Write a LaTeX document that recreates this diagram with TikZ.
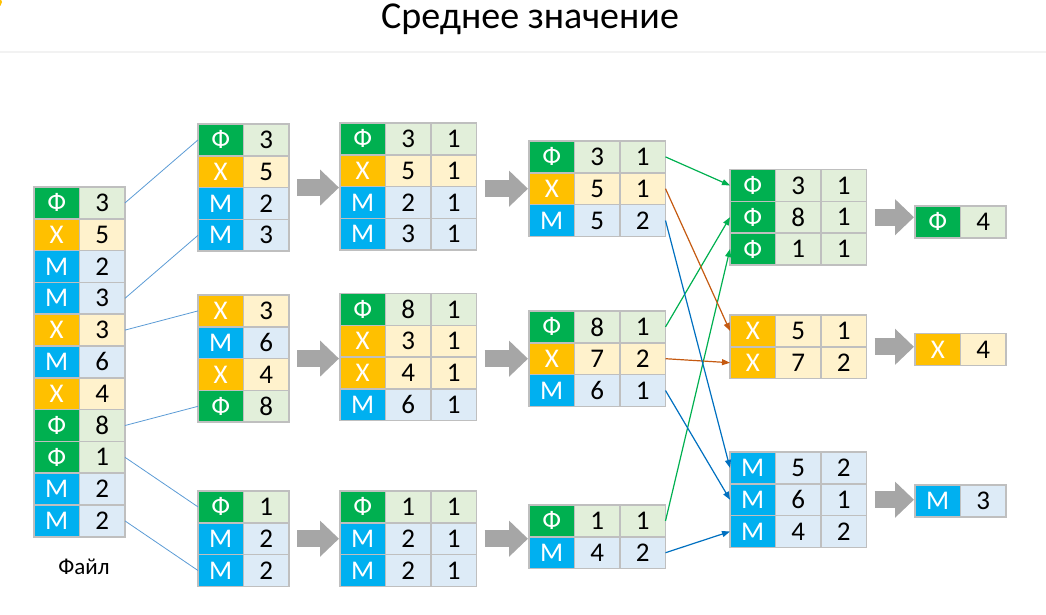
\documentclass[tikz,border=0pt]{standalone}
\usepackage{fontspec}
\setmainfont{Carlito}
\usepackage{tikz}
\usetikzlibrary{positioning, fit, arrows.meta}

\definecolor{fgreen}{HTML}{00B050}
\definecolor{xgold}{HTML}{FFC000}
\definecolor{mcyan}{HTML}{00B0F0}
\definecolor{fpale}{HTML}{E2EFDA}
\definecolor{xpale}{HTML}{FFF2CC}
\definecolor{mpale}{HTML}{DDEBF7}
\definecolor{cellgrey}{HTML}{BFBFBF}
\definecolor{arrowgrey}{HTML}{A6A6A6}
\definecolor{linkblue}{HTML}{5B9BD5}
\definecolor{sendgreen}{HTML}{00B050}
\definecolor{sendorange}{HTML}{C55A11}
\definecolor{sendblue}{HTML}{0070C0}

\begin{document}
\begin{tikzpicture}[
x=1pt, y=-1pt,
cell/.style={draw=cellgrey, line width=1.5pt, minimum width=45.5pt, minimum height=31.8pt, inner sep=0pt, outer sep=0pt, anchor=north west, font=\fontsize{27}{27}\selectfont},
fkey/.style={cell, fill=fgreen, text=white},
xkey/.style={cell, fill=xgold, text=white},
mkey/.style={cell, fill=mcyan, text=white},
fval/.style={cell, fill=fpale},
xval/.style={cell, fill=xpale},
mval/.style={cell, fill=mpale},
table/.style={inner sep=0pt, outer sep=0pt},
bigarrow/.style={arrowgrey, line width=17pt, -{Triangle[width=35pt, length=19pt]}, shorten <=8pt, shorten >=1pt},
split/.style={linkblue, line width=0.8pt},
send/.style={line width=1.2pt, -{Triangle[width=6pt, length=8pt]}}
]
\useasboundingbox (0, 0) rectangle (1046, 614);

\fill[xgold] (-3, 2) circle (5);
\draw[gray!10, line width=2pt] (0, 52) -- (1046, 52);
\node[anchor=base, font=\fontsize{38}{38}\selectfont] at (530, 28) (title) {Среднее значение};

% file
\node[fkey] at (34, 187) (k1) {Ф}; \node[fval, right=0pt of k1] (v1) {3};
\node[xkey, below=0pt of k1] (k2) {Х}; \node[xval, right=0pt of k2] (v2) {5};
\node[mkey, below=0pt of k2] (k3) {М}; \node[mval, right=0pt of k3] (v3) {2};
\node[mkey, below=0pt of k3] (k4) {М}; \node[mval, right=0pt of k4] (v4) {3};
\node[xkey, below=0pt of k4] (k5) {Х}; \node[xval, right=0pt of k5] (v5) {3};
\node[mkey, below=0pt of k5] (k6) {М}; \node[mval, right=0pt of k6] (v6) {6};
\node[xkey, below=0pt of k6] (k7) {Х}; \node[xval, right=0pt of k7] (v7) {4};
\node[fkey, below=0pt of k7] (k8) {Ф}; \node[fval, right=0pt of k8] (v8) {8};
\node[fkey, below=0pt of k8] (k9) {Ф}; \node[fval, right=0pt of k9] (v9) {1};
\node[mkey, below=0pt of k9] (k10) {М}; \node[mval, right=0pt of k10] (v10) {2};
\node[mkey, below=0pt of k10] (k11) {М}; \node[mval, right=0pt of k11] (v11) {2};
\node[font=\fontsize{23}{23}\selectfont] at (84, 567) (file) {Файл};

% split
\node[fkey] at (198, 124) (a1) {Ф}; \node[fval, right=0pt of a1] (a1n) {3};
\node[xkey, below=0pt of a1] (a2) {Х}; \node[xval, right=0pt of a2] (a2n) {5};
\node[mkey, below=0pt of a2] (a3) {М}; \node[mval, right=0pt of a3] (a3n) {2};
\node[mkey, below=0pt of a3] (a4) {М}; \node[mval, right=0pt of a4] (a4n) {3};

\node[xkey] at (198, 295) (b1) {Х}; \node[xval, right=0pt of b1] (b1n) {3};
\node[mkey, below=0pt of b1] (b2) {М}; \node[mval, right=0pt of b2] (b2n) {6};
\node[xkey, below=0pt of b2] (b3) {Х}; \node[xval, right=0pt of b3] (b3n) {4};
\node[fkey, below=0pt of b3] (b4) {Ф}; \node[fval, right=0pt of b4] (b4n) {8};

\node[fkey] at (198, 491) (c1) {Ф}; \node[fval, right=0pt of c1] (c1n) {1};
\node[mkey, below=0pt of c1] (c2) {М}; \node[mval, right=0pt of c2] (c2n) {2};
\node[mkey, below=0pt of c2] (c3) {М}; \node[mval, right=0pt of c3] (c3n) {2};

% map
\node[fkey] at (340, 123) (d1) {Ф}; \node[fval, right=0pt of d1] (d1n) {3}; \node[fval, right=0pt of d1n] (d1w) {1};
\node[xkey, below=0pt of d1] (d2) {Х}; \node[xval, right=0pt of d2] (d2n) {5}; \node[xval, right=0pt of d2n] (d2w) {1};
\node[mkey, below=0pt of d2] (d3) {М}; \node[mval, right=0pt of d3] (d3n) {2}; \node[mval, right=0pt of d3n] (d3w) {1};
\node[mkey, below=0pt of d3] (d4) {М}; \node[mval, right=0pt of d4] (d4n) {3}; \node[mval, right=0pt of d4n] (d4w) {1};

\node[fkey] at (340, 293.5) (e1) {Ф}; \node[fval, right=0pt of e1] (e1n) {8}; \node[fval, right=0pt of e1n] (e1w) {1};
\node[xkey, below=0pt of e1] (e2) {Х}; \node[xval, right=0pt of e2] (e2n) {3}; \node[xval, right=0pt of e2n] (e2w) {1};
\node[xkey, below=0pt of e2] (e3) {Х}; \node[xval, right=0pt of e3] (e3n) {4}; \node[xval, right=0pt of e3n] (e3w) {1};
\node[mkey, below=0pt of e3] (e4) {М}; \node[mval, right=0pt of e4] (e4n) {6}; \node[mval, right=0pt of e4n] (e4w) {1};

\node[fkey] at (340, 491) (f1) {Ф}; \node[fval, right=0pt of f1] (f1n) {1}; \node[fval, right=0pt of f1n] (f1w) {1};
\node[mkey, below=0pt of f1] (f2) {М}; \node[mval, right=0pt of f2] (f2n) {2}; \node[mval, right=0pt of f2n] (f2w) {1};
\node[mkey, below=0pt of f2] (f3) {М}; \node[mval, right=0pt of f3] (f3n) {2}; \node[mval, right=0pt of f3n] (f3w) {1};

% combine
\node[fkey] at (529, 141) (g1) {Ф}; \node[fval, right=0pt of g1] (g1n) {3}; \node[fval, right=0pt of g1n] (g1w) {1};
\node[xkey, below=0pt of g1] (g2) {Х}; \node[xval, right=0pt of g2] (g2n) {5}; \node[xval, right=0pt of g2n] (g2w) {1};
\node[mkey, below=0pt of g2] (g3) {М}; \node[mval, right=0pt of g3] (g3n) {5}; \node[mval, right=0pt of g3n] (g3w) {2};

\node[fkey] at (529, 311) (h1) {Ф}; \node[fval, right=0pt of h1] (h1n) {8}; \node[fval, right=0pt of h1n] (h1w) {1};
\node[xkey, below=0pt of h1] (h2) {Х}; \node[xval, right=0pt of h2] (h2n) {7}; \node[xval, right=0pt of h2n] (h2w) {2};
\node[mkey, below=0pt of h2] (h3) {М}; \node[mval, right=0pt of h3] (h3n) {6}; \node[mval, right=0pt of h3n] (h3w) {1};

\node[fkey] at (529, 505) (i1) {Ф}; \node[fval, right=0pt of i1] (i1n) {1}; \node[fval, right=0pt of i1n] (i1w) {1};
\node[mkey, below=0pt of i1] (i2) {М}; \node[mval, right=0pt of i2] (i2n) {4}; \node[mval, right=0pt of i2n] (i2w) {2};

% shuffle
\node[fkey] at (730, 169.5) (p1) {Ф}; \node[fval, right=0pt of p1] (p1n) {3}; \node[fval, right=0pt of p1n] (p1w) {1};
\node[fkey, below=0pt of p1] (p2) {Ф}; \node[fval, right=0pt of p2] (p2n) {8}; \node[fval, right=0pt of p2n] (p2w) {1};
\node[fkey, below=0pt of p2] (p3) {Ф}; \node[fval, right=0pt of p3] (p3n) {1}; \node[fval, right=0pt of p3n] (p3w) {1};

\node[xkey] at (730, 315) (q1) {Х}; \node[xval, right=0pt of q1] (q1n) {5}; \node[xval, right=0pt of q1n] (q1w) {1};
\node[xkey, below=0pt of q1] (q2) {Х}; \node[xval, right=0pt of q2] (q2n) {7}; \node[xval, right=0pt of q2n] (q2w) {2};

\node[mkey] at (730, 452) (r1) {М}; \node[mval, right=0pt of r1] (r1n) {5}; \node[mval, right=0pt of r1n] (r1w) {2};
\node[mkey, below=0pt of r1] (r2) {М}; \node[mval, right=0pt of r2] (r2n) {6}; \node[mval, right=0pt of r2n] (r2w) {1};
\node[mkey, below=0pt of r2] (r3) {М}; \node[mval, right=0pt of r3] (r3n) {4}; \node[mval, right=0pt of r3n] (r3w) {2};

% reduce
\node[fkey] at (915, 206) (s1) {Ф}; \node[fval, right=0pt of s1] (s1n) {4};
\node[xkey] at (915, 333.5) (t1) {Х}; \node[xval, right=0pt of t1] (t1n) {4};
\node[mkey] at (915, 485) (u1) {М}; \node[mval, right=0pt of u1] (u1n) {3};

% tables
\node[table, fit=(a1)(a4n)] (ta) {};
\node[table, fit=(b1)(b4n)] (tb) {};
\node[table, fit=(c1)(c3n)] (tc) {};
\node[table, fit=(d1)(d4w)] (td) {};
\node[table, fit=(e1)(e4w)] (te) {};
\node[table, fit=(f1)(f3w)] (tf) {};
\node[table, fit=(g1)(g3w)] (tg) {};
\node[table, fit=(h1)(h3w)] (th) {};
\node[table, fit=(i1)(i2w)] (ti) {};
\node[table, fit=(p1)(p3w)] (tp) {};
\node[table, fit=(q1)(q2w)] (tq) {};
\node[table, fit=(r1)(r3w)] (tr) {};
\node[table, fit=(s1)(s1n)] (ts) {};
\node[table, fit=(t1)(t1n)] (tt) {};
\node[table, fit=(u1)(u1n)] (tu) {};

\draw[split] (v1.east) -- (a1.west);
\draw[split] (v4.east) -- (a4.west);
\draw[split] (v5.east) -- (b1.west);
\draw[split] (v8.east) -- (b4.west);
\draw[split] (v9.east) -- (c1.west);
\draw[split] (v11.east) -- (c3.west);

\draw[bigarrow] (ta.east) -- (ta.east -| td.west);
\draw[bigarrow] (tb.east) -- (tb.east -| te.west);
\draw[bigarrow] (tc.east) -- (tc.east -| tf.west);
\draw[bigarrow] (tg.west -| td.east) -- (tg.west);
\draw[bigarrow] (th.west -| te.east) -- (th.west);
\draw[bigarrow] (tf.east) -- (tf.east -| ti.west);
\draw[bigarrow] (tp.east) -- (tp.east -| ts.west);
\draw[bigarrow] (tq.east) -- (tq.east -| tt.west);
\draw[bigarrow] (tr.east) -- (tr.east -| tu.west);

\draw[send, sendgreen] (g1w.east) -- (p1.west);
\draw[send, sendgreen] (h1w.east) -- (p2.west);
\draw[send, sendgreen] (i1w.east) -- (p3.west);
\draw[send, sendorange] (g2w.east) -- (q1.west);
\draw[send, sendorange] (h2w.east) -- (q2.west);
\draw[send, sendblue] (g3w.east) -- (r1.west);
\draw[send, sendblue] (h3w.east) -- (r2.west);
\draw[send, sendblue] (i2w.east) -- (r3.west);
\end{tikzpicture}
\end{document}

= = = = =

Restate the data word for word from its first line through the line with "rectangle (1046, 614);", leaving out any picture along the way.

Write a LaTeX document that recreates this diagram with TikZ.
\documentclass[tikz,border=0pt]{standalone}
\usepackage{fontspec}
\setmainfont{Carlito}
\usepackage{tikz}
\usetikzlibrary{positioning, fit, arrows.meta}

\definecolor{fgreen}{HTML}{00B050}
\definecolor{xgold}{HTML}{FFC000}
\definecolor{mcyan}{HTML}{00B0F0}
\definecolor{fpale}{HTML}{E2EFDA}
\definecolor{xpale}{HTML}{FFF2CC}
\definecolor{mpale}{HTML}{DDEBF7}
\definecolor{cellgrey}{HTML}{BFBFBF}
\definecolor{arrowgrey}{HTML}{A6A6A6}
\definecolor{linkblue}{HTML}{5B9BD5}
\definecolor{sendgreen}{HTML}{00B050}
\definecolor{sendorange}{HTML}{C55A11}
\definecolor{sendblue}{HTML}{0070C0}

\begin{document}
\begin{tikzpicture}[
x=1pt, y=-1pt,
cell/.style={draw=cellgrey, line width=1.5pt, minimum width=45.5pt, minimum height=31.8pt, inner sep=0pt, outer sep=0pt, anchor=north west, font=\fontsize{27}{27}\selectfont},
fkey/.style={cell, fill=fgreen, text=white},
xkey/.style={cell, fill=xgold, text=white},
mkey/.style={cell, fill=mcyan, text=white},
fval/.style={cell, fill=fpale},
xval/.style={cell, fill=xpale},
mval/.style={cell, fill=mpale},
table/.style={inner sep=0pt, outer sep=0pt},
bigarrow/.style={arrowgrey, line width=17pt, -{Triangle[width=35pt, length=19pt]}, shorten <=8pt, shorten >=1pt},
split/.style={linkblue, line width=0.8pt},
send/.style={line width=1.2pt, -{Triangle[width=6pt, length=8pt]}}
]
\useasboundingbox (0, 0) rectangle (1046, 614);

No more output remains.